A bill has been introduced to require still more disclosure from state-supported nonprofit groups.  The sponsor of the bill stated that legislation, if passed, would require state-funded charities to disclose “ownership interest, operating agreements, partnerships, or other relationships” with commercial entities, as well as wages for executives who are officially paid by commercial management companies.

IOWA.
Two telemarketing firms located in Arizona have been ordered by Iowa state court judges to stop calling in the state.  In both instances these were promotions which involved the sale of products that allegedly would benefit charitable organizations, and/or claimed that the callers themselves were disabled.  The companies did not admit any liability.

LOUISIANA.
The National Fish and Wildlife Foundation will administer nearly $2.4 billion as part of the $4 billion settlement from British Petroleum from the 2010 Gulf of Mexico oil spill.

MICHIGAN.
The founder of two “fake charities” with names confusingly similar to Paralyzed Veterans of America and Disabled American Veterans has been sentenced to seventeen months to ten years in prison, and ordered to pay restitution of approximately $75,000 to the two organizations.

MISSOURI.
A judgment has been rendered against a couple who made a multi-million dollar pledge to the Kansas City Art Institute to underwrite the cost of a building that was to be named after the couple.  Based upon the binding agreement, the building was built and now stands with the couple’s name, but the couple fell on hard financial times and failed to meet their obligations pursuant to the agreement.  The couple has threatened to file bankruptcy.

Comment: It is an unusual circumstance when a charitable organization sues a committed donor for failing to meet his/her obligations because of the lack of financial ability to do so.  In this case, the Institute faces the real possibility of having spent money to obtain a judgment that only deepens its loss.
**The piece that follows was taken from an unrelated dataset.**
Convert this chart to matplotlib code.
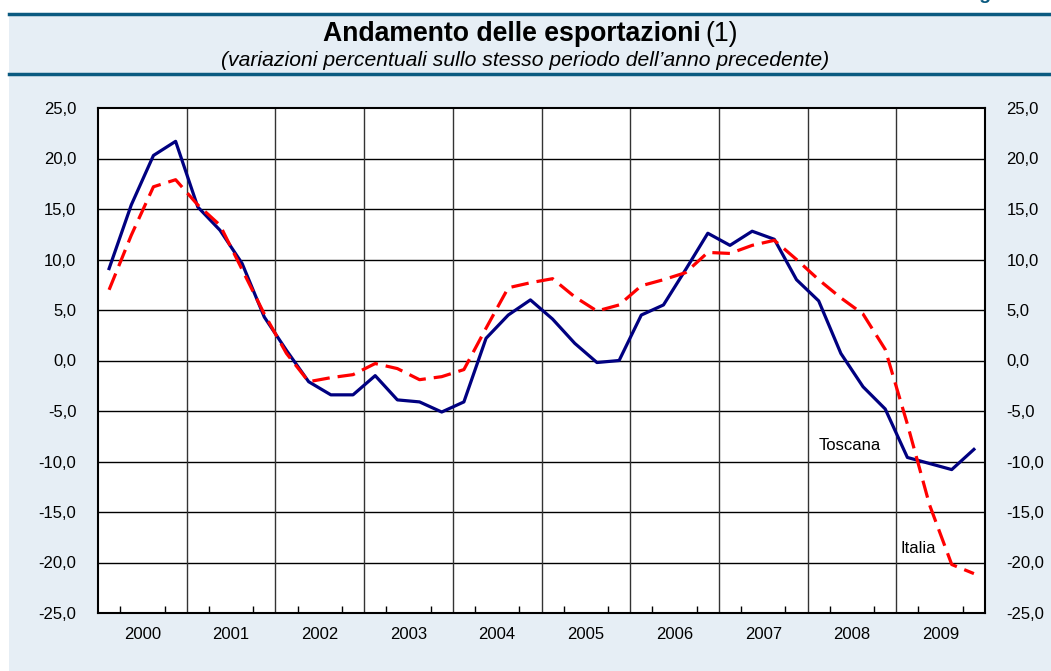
import numpy as np
import matplotlib.pyplot as plt
from matplotlib.lines import Line2D
from matplotlib.patches import Rectangle

plt.rcParams['font.family'] = ['Liberation Sans', 'DejaVu Sans']

# Data: quarterly % change, 2000Q1 - 2009Q4
years = ['2000', '2001', '2002', '2003', '2004', '2005', '2006', '2007', '2008', '2009']
toscana = [9.1, 15.4, 20.3, 21.7, 15.2, 12.9, 9.6, 4.3,
           1.0, -2.1, -3.4, -3.4, -1.5, -3.9, -4.1, -5.1,
           -4.1, 2.2, 4.5, 6.0, 4.1, 1.7, -0.2, 0.0,
           4.5, 5.5, 9.0, 12.6, 11.4, 12.8, 12.0, 8.0,
           5.9, 0.7, -2.6, -4.8, -9.6, -10.2, -10.8, -8.8]
italia = [7.0, 12.4, 17.2, 17.9, 15.4, 13.4, 9.0, 4.6,
          0.7, -2.1, -1.7, -1.4, -0.3, -0.8, -1.9, -1.6,
          -0.9, 3.2, 7.2, 7.7, 8.1, 6.3, 4.9, 5.5,
          7.4, 8.0, 8.7, 10.7, 10.6, 11.4, 11.9, 10.0,
          8.0, 6.2, 4.6, 1.1, -6.3, -14.3, -20.2, -21.1]
yticks = np.arange(-25, 26, 5)

bg = '#e6eef5'
dark = '#0b5a80'
W, H = 1051, 671

fig = plt.figure(figsize=(W / 100, H / 100), dpi=100)
fig.patch.set_facecolor(bg)
# white margin strips on the left and top
fig.patches.append(Rectangle((0, 0), 9 / W, 1, transform=fig.transFigure,
                             facecolor='white', edgecolor='none', zorder=-5))
fig.patches.append(Rectangle((0, 1 - 14 / H), 1, 14 / H, transform=fig.transFigure,
                             facecolor='white', edgecolor='none', zorder=-5))
for yy in [13.5, 74]:
    fig.lines.append(Line2D([9 / W, 1], [1 - yy / H, 1 - yy / H], transform=fig.transFigure,
                            color=dark, lw=2.5))

title_bold = fig.text(0.5 - 14 / W, 1 - 34 / H, 'Andamento delle esportazioni', ha='center',
                      va='center', fontsize=19.2, fontweight='bold')
fig.canvas.draw()
bb = title_bold.get_window_extent()
fig.text((bb.x1 + 5) / W, 1 - 34 / H, '(1)', ha='left', va='center', fontsize=19.2)
fig.text(0.5, 1 - 61 / H, "(variazioni percentuali sullo stesso periodo dell\u2019anno precedente)",
         ha='center', va='center', fontsize=15.2, style='italic')
# page label, cut off at the top edge as in the source
fig.text(962 / W, 1 + 1 / H, 'Figura 1', ha='left', va='baseline', fontsize=14,
         fontweight='bold', color=dark)

ax = fig.add_axes([98 / W, 58 / H, 887 / W, 505 / H])
ax.set_facecolor('white')
x = np.arange(len(toscana)) + 0.5
ax.plot(x, toscana, color='#000080', lw=2.3, zorder=3)
ax.plot(x, italia, color='#ff0000', lw=2.3, dashes=(5.5, 2.5), zorder=3)

ax.set_xlim(0, 40)
ax.set_ylim(-25, 25)
ax.set_yticks(yticks)
ax.set_yticklabels([f'{v:.1f}'.replace('.', ',') for v in yticks], fontsize=12)
ax.tick_params(axis='y', which='both', left=False, right=False, labelleft=True,
               labelright=True, pad=12)
for v in yticks[1:-1]:
    ax.axhline(v, color='black', lw=1.0, zorder=1)
for k in range(4, 40, 4):
    ax.axvline(k, color='#333333', lw=1.0, zorder=1)

ax.set_xticks(np.arange(2, 40, 4))
ax.set_xticklabels(years, fontsize=12)
ax.set_xticks([q for q in range(1, 40) if q % 4 != 0], minor=True)
ax.tick_params(axis='x', which='major', length=0, pad=10)
ax.tick_params(axis='x', which='minor', direction='in', length=5, width=1, color='black')
for s in ax.spines.values():
    s.set_linewidth(1.5)
    s.set_color('black')

ax.text(32.5, -8.4, 'Toscana', fontsize=12, va='center', ha='left')
ax.text(36.2, -18.6, 'Italia', fontsize=12, va='center', ha='left')

fig.savefig('out.png', dpi=100, facecolor=fig.get_facecolor())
The pledge was enforceable because there was consideration and a written agreement.

NEVADA.
The effort to establish a museum to honor Liberace in Las Vegas took a giant step backwards when the foundation filed for bankruptcy protection.  The primary cause appears to be the burden of the mortgage on the facility that was once used to house the museum.

NEW JERSEY.
The state has announced a civil settlement with two people in charge of an allegedly bogus charity claiming to support families of emergency responders who died in the World Trade Center on September 11th.  The individuals have been ordered to pay $121,116, and three individuals are barred from working with any other charitable group in the state.

NEW MEXICO.
Assistant Attorney General Elizabeth Korsmo is quoted in a recent publication of Forums confirming that the issue of gift-in-kind valuations is a “hot issue among regulators.”

NEW YORK.
A hedge fund manager in the city has made an unprecedented gift of $100 million to the Central Park Conservancy.  It is the largest donation in the history of New York City’s park system, and most likely anywhere.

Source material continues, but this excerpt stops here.